October 28, 2011.

My beautiful, sweet and kind father Ricardo Isaac Tatto y Lara passed away early this morning in Mexico City. He was an exemplary father and husband and an extraordinary human being.

He was born in Merida, Yucatan on July 30, 1920 the first child born to Ricardo Tatto and Angela Lara Enríquez.

He enjoyed and treasured his life as a child playing with his friendsand siblings in Merida and in the port city of Progreso Yucatan in his family home which he called La Hacienda. He often talked about those happy times during family meals and other occasions when he was relaxed in our home and after a hard day of work. Happiness and childhood did not last long for him however. His father left the family when my father was only a child and he, being the oldest, quickly stepped in to take charge of a large family of four siblings, his mother and grandmother. He dreamed of becoming a pilot but that was not to be and instead at a very young age and with only a few years of secondary school left Merida to find work in Mexico City. He simultaneously worked and studied and obtained a technical certificate as a radio and television technician. He worked for Sears Roebuck of Mexico fixing radios and televisions. He later became a salesman first in an advertising firm and next in a car company. He provided for his immediate and extended family for 30 years. In his later years and as a lover of classical music andof many other kinds of music he spent many hours enjoying and preserving his records.

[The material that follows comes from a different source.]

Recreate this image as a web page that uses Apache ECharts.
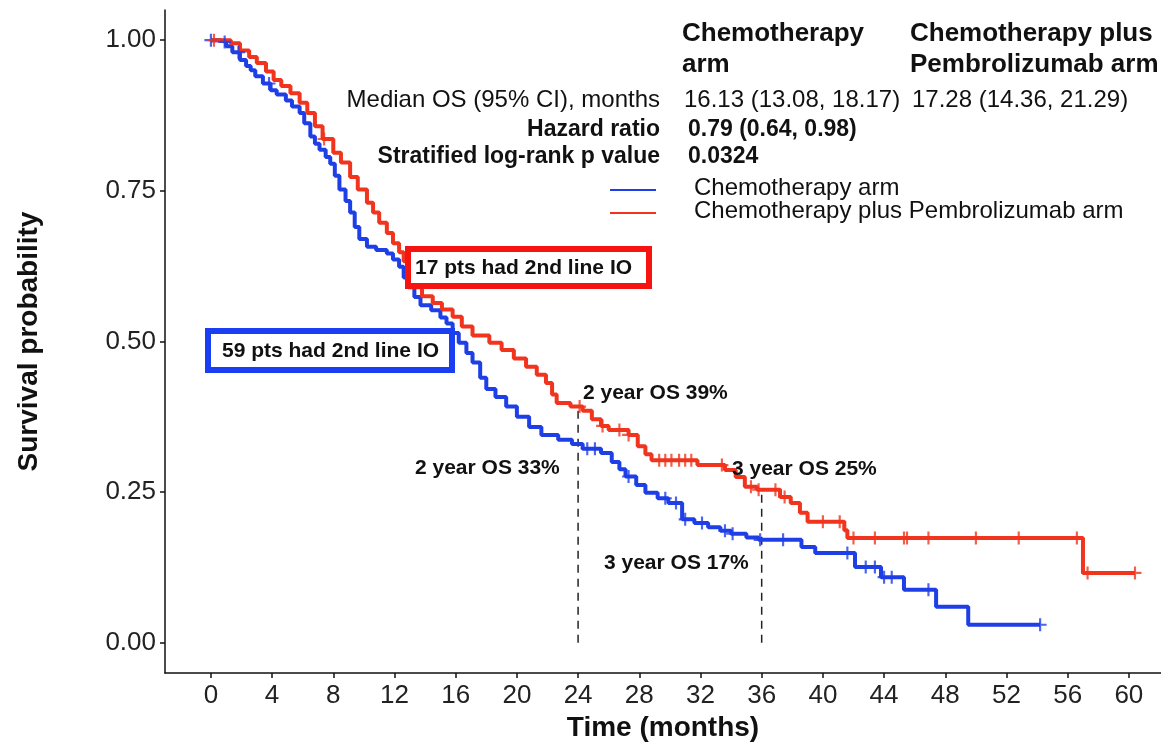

My father’s main ambition for us was that we do well at school and be honest in life. He instilled in me, my sister and my brother the desire to succeed academically and emotionally. He believed that it was especially important for women to have a high level of education that would allow them to be independent and fulfilled on their own merit. He was very serious about school. He often walked or drove us there every morning, checked our homework and grades daily and held my younger sister, brother and me to very high expectations. One important goal my father had was to see his children be the first in his family to attend college. We all did and he often said that he was very proud of us.

I just saw my father about a month ago and we both knew time was short; he was as kind and calm and sweet as always. I could not stop kissing him. I wish I still could. He will always be with me in spirit and in the inspiration and support he gave me to live a good and honest life.

He is survived by my mother his wife of 53 years Teresa de Jesus Cano Trueba de Tatto, his daughter Maria Teresa Tatto Cano and son in law Peter Carr Hickman of East Lansing, MI, Maria Isabel Tatto Cano de Venegas of Cuernavaca, Morelos (deceased in 1997), and his son in law Jorge Venegas Aguilera, and Ricardo Tatto Cano of Mexico City. He has six grandchildren Alethia Venegas Tatto, Jorge Eduardo Venegas Tatto, Lauren Maria Hickman (Tatto), Emma Teresa Hickman (Tatto), Aileen Tatto , and Cathy Tatto.